(Task to carry out) Work out how many lines of the listing hold "with", then state only that count.
# # # # #
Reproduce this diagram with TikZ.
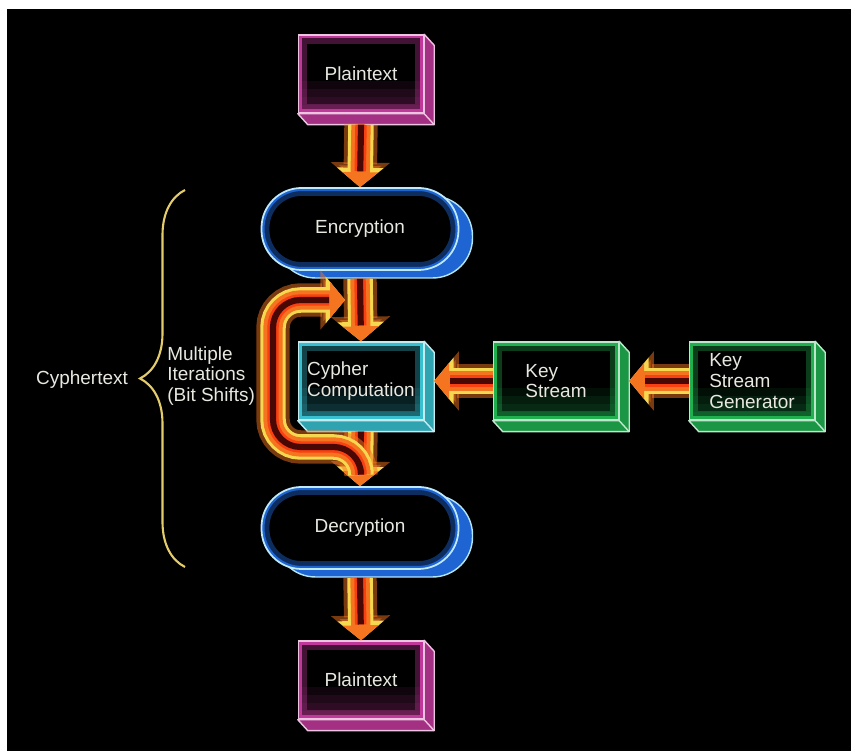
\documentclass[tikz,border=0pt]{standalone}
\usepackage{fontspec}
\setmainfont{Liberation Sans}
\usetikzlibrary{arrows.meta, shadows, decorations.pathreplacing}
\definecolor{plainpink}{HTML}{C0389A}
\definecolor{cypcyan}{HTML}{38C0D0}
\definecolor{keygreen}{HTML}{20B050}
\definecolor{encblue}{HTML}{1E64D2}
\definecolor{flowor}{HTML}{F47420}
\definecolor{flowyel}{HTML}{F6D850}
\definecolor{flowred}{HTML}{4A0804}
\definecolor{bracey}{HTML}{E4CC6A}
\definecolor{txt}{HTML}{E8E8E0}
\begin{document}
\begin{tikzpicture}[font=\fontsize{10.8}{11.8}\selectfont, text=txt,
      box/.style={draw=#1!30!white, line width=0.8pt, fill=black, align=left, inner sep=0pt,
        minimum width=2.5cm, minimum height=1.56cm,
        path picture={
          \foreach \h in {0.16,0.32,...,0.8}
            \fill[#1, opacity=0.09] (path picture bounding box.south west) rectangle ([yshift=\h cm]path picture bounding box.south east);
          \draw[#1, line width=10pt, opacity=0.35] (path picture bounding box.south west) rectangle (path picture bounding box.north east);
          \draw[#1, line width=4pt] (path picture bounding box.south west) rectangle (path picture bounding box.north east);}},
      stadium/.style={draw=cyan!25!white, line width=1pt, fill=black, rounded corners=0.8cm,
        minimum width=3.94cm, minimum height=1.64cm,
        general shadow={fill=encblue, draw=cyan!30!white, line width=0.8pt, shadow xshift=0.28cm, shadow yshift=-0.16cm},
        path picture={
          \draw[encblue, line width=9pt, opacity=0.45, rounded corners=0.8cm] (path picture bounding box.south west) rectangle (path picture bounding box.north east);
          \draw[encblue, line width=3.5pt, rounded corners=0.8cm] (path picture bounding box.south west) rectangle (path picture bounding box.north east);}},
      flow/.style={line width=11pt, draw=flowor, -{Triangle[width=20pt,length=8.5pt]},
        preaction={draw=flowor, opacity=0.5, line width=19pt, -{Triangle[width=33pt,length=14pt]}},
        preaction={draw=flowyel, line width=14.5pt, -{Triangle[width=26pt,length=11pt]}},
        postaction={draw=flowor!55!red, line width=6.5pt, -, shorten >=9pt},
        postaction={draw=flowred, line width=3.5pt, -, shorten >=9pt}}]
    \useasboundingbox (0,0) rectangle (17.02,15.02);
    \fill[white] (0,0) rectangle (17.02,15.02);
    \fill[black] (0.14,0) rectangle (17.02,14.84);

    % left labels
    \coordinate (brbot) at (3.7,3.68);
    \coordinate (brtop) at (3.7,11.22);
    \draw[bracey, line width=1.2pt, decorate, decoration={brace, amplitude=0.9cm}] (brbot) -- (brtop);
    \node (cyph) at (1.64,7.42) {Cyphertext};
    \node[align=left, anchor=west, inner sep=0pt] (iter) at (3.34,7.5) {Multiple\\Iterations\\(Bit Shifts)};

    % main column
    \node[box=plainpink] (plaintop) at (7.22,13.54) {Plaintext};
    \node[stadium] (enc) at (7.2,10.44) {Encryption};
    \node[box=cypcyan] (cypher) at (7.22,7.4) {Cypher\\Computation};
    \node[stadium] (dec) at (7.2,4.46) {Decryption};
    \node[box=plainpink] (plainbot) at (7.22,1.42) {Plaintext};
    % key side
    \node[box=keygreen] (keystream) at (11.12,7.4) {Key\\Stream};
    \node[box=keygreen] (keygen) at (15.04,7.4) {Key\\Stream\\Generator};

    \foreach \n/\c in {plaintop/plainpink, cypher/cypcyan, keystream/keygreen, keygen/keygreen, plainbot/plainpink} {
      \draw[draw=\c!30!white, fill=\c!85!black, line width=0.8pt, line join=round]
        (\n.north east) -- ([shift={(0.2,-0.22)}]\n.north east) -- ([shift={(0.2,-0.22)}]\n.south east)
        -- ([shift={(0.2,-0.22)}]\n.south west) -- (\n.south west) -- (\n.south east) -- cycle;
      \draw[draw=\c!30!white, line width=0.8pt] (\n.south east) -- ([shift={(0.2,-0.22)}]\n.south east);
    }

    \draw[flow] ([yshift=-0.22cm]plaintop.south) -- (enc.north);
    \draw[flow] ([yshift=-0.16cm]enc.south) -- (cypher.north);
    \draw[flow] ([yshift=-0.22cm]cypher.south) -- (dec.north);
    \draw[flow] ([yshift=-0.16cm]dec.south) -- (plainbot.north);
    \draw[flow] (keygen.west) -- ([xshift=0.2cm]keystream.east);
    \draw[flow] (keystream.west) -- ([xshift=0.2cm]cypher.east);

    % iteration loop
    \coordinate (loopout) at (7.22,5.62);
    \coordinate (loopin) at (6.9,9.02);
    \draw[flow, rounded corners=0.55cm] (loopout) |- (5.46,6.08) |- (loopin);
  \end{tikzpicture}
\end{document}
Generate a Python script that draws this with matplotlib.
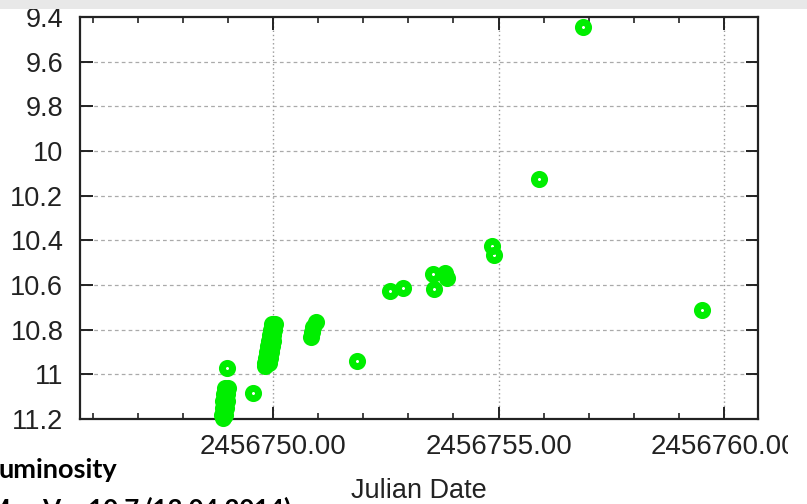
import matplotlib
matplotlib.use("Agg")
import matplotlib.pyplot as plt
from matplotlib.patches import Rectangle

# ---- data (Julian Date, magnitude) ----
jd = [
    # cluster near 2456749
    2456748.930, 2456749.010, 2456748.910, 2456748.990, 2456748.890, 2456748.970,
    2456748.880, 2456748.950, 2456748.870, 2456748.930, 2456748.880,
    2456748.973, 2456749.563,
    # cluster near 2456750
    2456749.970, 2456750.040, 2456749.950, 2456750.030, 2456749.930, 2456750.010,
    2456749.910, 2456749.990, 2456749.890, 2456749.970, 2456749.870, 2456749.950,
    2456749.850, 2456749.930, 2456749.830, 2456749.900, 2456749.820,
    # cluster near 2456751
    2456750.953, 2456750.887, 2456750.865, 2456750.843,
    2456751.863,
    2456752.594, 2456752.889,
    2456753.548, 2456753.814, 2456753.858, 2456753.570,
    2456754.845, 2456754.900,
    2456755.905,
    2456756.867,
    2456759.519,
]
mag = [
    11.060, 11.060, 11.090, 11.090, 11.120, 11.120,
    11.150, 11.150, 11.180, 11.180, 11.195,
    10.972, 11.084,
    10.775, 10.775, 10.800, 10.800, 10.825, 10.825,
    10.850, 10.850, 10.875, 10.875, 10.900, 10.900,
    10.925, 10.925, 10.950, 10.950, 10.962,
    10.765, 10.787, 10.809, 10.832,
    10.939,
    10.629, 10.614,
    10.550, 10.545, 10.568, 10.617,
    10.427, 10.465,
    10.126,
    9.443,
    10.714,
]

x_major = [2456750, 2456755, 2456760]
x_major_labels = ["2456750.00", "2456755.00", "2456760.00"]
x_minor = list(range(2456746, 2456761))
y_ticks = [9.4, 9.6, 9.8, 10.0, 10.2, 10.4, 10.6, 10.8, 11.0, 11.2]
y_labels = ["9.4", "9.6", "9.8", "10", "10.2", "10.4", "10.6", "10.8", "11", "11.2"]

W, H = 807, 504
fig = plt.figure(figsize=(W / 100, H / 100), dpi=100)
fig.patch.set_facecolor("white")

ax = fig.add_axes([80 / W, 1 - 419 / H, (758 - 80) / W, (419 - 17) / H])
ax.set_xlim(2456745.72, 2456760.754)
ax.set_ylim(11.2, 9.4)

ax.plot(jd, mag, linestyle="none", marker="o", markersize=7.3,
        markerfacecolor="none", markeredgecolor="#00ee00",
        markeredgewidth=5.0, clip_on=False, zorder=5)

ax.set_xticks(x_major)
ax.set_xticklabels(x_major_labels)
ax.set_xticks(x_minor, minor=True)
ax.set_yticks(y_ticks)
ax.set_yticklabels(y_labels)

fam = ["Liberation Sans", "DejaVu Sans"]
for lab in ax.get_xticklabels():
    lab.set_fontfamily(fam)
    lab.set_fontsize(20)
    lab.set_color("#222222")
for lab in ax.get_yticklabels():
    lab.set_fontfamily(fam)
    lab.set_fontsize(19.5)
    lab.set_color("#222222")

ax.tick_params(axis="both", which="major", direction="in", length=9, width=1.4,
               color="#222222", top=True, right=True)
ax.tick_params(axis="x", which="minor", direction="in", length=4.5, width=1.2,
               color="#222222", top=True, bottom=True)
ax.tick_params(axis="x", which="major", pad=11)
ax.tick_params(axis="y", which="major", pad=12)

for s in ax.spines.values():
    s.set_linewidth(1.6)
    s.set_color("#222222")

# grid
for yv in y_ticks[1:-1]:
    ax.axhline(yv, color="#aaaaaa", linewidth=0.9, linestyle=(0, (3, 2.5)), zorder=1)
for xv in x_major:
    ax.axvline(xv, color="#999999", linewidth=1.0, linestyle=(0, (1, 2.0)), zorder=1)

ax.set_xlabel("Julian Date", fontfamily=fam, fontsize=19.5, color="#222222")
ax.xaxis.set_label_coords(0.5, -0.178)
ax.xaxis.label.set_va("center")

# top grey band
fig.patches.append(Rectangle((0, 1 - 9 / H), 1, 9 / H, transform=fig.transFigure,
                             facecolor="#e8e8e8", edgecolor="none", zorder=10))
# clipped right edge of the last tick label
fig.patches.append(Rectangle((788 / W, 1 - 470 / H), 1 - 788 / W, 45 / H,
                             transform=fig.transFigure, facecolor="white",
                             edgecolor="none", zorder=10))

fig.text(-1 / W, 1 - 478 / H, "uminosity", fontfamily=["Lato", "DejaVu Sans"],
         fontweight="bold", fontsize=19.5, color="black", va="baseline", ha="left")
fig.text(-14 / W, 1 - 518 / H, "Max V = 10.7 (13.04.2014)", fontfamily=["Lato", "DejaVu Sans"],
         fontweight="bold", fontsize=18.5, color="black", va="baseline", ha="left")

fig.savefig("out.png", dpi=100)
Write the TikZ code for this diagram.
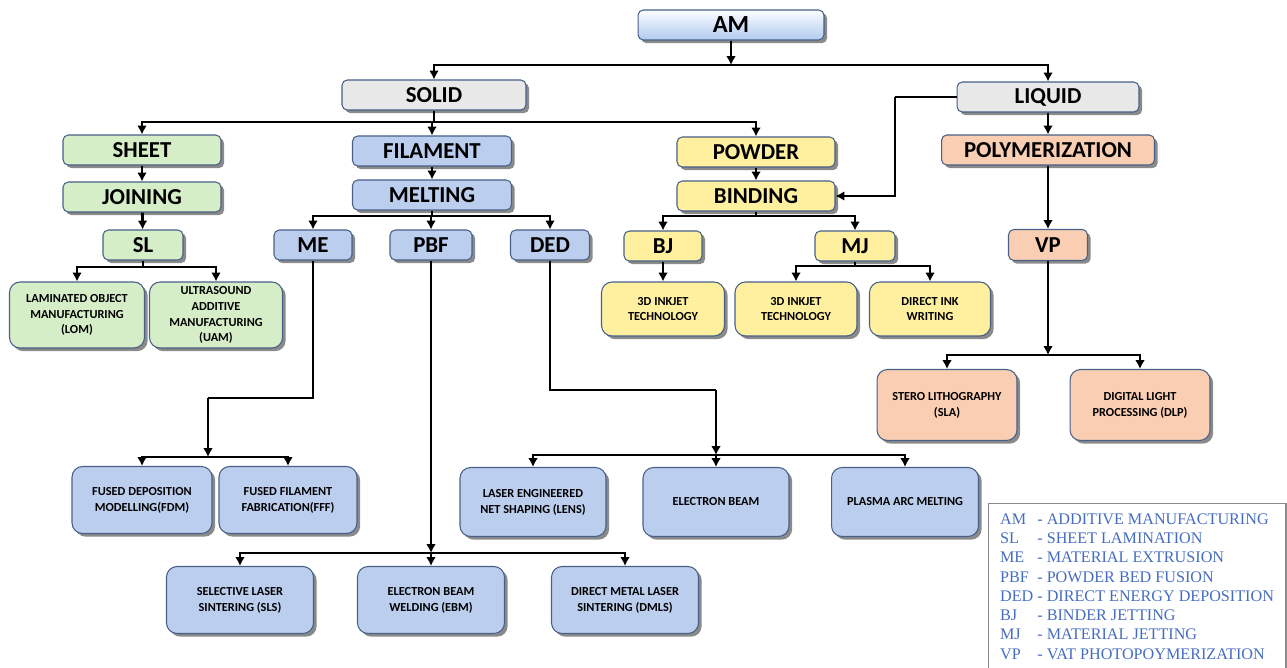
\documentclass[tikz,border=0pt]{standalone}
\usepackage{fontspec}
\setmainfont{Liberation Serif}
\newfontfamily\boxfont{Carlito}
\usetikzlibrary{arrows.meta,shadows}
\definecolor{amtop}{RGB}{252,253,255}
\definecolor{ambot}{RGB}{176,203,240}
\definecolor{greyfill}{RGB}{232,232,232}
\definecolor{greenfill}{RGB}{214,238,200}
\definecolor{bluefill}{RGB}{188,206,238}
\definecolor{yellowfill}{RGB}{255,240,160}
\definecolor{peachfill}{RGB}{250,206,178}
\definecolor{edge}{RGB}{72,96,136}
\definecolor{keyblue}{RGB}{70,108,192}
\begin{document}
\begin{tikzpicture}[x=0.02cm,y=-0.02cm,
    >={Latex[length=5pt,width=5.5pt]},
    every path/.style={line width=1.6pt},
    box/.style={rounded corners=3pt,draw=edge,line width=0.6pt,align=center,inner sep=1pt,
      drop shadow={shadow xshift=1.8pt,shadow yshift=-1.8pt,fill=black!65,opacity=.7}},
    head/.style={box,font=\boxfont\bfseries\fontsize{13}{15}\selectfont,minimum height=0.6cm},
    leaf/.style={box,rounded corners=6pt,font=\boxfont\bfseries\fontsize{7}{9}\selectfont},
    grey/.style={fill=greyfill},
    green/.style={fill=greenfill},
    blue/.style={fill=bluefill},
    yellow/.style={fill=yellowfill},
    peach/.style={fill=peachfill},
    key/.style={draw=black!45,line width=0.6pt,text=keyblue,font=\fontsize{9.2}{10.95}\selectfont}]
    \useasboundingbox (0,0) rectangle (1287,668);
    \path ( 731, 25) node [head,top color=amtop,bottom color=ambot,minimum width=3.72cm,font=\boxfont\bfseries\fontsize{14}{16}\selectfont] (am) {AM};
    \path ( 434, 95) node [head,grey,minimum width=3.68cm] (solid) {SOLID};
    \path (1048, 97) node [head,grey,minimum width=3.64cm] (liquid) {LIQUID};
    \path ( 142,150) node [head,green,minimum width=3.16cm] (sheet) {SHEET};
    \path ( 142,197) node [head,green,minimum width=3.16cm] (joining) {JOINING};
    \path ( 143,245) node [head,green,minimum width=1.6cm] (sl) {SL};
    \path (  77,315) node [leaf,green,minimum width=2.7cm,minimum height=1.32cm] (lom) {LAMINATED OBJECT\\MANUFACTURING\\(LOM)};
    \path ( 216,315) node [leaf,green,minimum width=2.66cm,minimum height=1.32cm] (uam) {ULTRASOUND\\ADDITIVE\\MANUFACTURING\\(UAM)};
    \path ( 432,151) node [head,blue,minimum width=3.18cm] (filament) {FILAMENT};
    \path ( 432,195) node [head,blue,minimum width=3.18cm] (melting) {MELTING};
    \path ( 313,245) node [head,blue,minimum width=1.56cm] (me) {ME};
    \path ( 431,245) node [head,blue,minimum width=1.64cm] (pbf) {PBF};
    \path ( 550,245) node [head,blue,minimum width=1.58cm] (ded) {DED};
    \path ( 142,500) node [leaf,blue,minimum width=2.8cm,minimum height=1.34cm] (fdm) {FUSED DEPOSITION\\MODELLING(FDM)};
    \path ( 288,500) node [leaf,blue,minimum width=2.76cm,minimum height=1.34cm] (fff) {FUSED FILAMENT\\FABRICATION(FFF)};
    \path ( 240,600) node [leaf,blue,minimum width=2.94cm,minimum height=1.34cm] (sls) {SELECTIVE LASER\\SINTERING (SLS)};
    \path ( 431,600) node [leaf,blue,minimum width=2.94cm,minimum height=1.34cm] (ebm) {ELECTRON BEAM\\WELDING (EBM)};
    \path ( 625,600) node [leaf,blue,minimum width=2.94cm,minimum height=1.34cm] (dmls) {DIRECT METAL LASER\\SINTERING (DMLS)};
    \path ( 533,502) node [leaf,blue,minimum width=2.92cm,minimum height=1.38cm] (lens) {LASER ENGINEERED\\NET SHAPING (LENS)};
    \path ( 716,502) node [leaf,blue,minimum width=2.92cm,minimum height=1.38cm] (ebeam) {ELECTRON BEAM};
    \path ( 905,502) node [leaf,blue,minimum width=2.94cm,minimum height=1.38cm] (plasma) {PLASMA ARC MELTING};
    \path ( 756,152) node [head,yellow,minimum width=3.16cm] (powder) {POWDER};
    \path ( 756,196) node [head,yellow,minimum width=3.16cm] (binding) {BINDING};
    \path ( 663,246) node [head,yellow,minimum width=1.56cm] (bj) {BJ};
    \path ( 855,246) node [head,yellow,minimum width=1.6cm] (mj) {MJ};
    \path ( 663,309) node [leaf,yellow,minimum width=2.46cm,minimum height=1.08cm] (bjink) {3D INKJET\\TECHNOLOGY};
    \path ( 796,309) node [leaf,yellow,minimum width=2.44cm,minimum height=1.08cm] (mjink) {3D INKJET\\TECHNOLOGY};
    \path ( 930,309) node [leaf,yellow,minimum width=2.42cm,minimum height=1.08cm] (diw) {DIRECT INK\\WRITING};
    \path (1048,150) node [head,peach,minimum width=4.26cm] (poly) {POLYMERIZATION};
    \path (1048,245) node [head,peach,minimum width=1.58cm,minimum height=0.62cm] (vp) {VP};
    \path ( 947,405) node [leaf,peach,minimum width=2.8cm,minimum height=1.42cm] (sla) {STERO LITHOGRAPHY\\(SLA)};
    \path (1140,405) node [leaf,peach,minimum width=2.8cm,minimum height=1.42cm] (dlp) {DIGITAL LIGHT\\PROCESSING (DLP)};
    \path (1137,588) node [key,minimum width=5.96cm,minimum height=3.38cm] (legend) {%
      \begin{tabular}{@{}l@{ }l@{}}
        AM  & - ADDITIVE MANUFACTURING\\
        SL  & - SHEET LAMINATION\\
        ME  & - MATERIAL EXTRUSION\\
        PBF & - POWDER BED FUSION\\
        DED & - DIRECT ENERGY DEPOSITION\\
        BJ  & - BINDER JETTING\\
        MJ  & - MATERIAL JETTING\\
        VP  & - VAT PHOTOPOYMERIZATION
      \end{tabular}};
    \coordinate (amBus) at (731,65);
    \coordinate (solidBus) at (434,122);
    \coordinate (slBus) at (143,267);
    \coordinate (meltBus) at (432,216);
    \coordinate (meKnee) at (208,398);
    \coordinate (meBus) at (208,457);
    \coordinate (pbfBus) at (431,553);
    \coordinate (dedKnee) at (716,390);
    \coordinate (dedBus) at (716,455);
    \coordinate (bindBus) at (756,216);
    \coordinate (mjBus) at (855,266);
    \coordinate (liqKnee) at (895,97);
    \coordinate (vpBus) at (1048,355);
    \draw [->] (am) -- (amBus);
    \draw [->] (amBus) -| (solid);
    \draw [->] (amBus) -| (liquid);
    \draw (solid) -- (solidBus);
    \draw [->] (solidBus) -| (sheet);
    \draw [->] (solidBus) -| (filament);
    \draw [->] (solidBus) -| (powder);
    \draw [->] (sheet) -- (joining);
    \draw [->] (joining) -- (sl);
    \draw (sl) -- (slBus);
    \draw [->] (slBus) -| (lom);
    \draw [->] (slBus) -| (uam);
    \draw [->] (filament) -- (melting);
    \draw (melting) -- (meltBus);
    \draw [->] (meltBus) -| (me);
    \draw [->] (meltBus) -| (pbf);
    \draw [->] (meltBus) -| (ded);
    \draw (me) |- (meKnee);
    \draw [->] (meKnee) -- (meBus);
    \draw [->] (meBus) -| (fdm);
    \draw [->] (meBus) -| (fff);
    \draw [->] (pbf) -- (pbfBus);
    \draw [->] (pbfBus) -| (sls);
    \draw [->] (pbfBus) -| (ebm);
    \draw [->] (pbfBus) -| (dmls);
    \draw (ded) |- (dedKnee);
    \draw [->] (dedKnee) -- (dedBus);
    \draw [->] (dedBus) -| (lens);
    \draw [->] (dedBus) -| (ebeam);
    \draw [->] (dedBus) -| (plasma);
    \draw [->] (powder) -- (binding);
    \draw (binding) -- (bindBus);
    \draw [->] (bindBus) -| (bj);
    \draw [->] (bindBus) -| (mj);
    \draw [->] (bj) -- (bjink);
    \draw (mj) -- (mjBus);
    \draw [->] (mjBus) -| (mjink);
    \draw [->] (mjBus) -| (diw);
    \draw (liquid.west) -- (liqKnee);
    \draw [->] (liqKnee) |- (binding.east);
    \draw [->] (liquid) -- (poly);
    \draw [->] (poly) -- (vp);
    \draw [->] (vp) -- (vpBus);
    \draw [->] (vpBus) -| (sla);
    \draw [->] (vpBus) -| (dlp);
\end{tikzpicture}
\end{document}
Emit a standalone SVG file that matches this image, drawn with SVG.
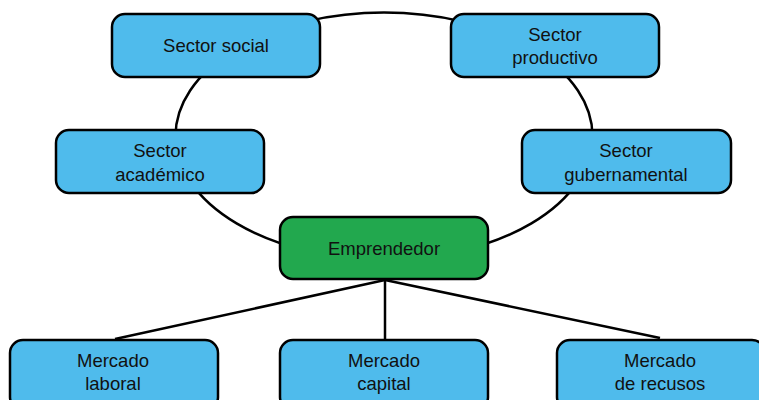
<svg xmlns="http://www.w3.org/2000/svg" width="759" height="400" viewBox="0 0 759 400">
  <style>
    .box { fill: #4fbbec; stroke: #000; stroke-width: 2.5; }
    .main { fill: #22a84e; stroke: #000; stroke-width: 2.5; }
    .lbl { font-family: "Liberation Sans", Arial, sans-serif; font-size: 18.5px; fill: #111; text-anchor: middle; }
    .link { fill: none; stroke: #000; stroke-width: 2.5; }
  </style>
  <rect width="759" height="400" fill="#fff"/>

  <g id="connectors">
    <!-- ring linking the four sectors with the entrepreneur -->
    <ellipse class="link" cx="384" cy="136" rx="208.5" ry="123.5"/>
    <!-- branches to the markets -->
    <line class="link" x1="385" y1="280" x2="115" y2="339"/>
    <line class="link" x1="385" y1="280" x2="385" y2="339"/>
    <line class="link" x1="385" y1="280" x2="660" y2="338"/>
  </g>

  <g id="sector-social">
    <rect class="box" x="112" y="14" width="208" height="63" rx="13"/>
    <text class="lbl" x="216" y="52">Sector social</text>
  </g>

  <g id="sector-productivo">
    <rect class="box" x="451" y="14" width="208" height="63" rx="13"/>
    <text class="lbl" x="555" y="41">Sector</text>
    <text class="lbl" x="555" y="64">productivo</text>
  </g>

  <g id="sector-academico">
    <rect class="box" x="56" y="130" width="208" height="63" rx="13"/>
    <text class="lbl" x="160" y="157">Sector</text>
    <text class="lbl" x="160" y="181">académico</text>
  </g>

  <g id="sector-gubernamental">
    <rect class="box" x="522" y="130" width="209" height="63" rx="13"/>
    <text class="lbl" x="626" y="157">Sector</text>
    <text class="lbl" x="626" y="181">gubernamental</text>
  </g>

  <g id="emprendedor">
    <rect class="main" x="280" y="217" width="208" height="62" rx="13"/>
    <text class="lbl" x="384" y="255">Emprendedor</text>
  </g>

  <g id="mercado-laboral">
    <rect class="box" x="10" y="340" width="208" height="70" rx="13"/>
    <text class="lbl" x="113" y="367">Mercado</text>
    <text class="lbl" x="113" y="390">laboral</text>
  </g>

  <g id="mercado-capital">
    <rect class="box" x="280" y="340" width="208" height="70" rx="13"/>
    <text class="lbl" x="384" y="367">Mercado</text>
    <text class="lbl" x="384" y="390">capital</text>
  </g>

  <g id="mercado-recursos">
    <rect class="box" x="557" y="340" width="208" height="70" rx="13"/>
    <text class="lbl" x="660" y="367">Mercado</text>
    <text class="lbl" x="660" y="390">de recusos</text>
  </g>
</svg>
# # # # #
(Expected answer) 4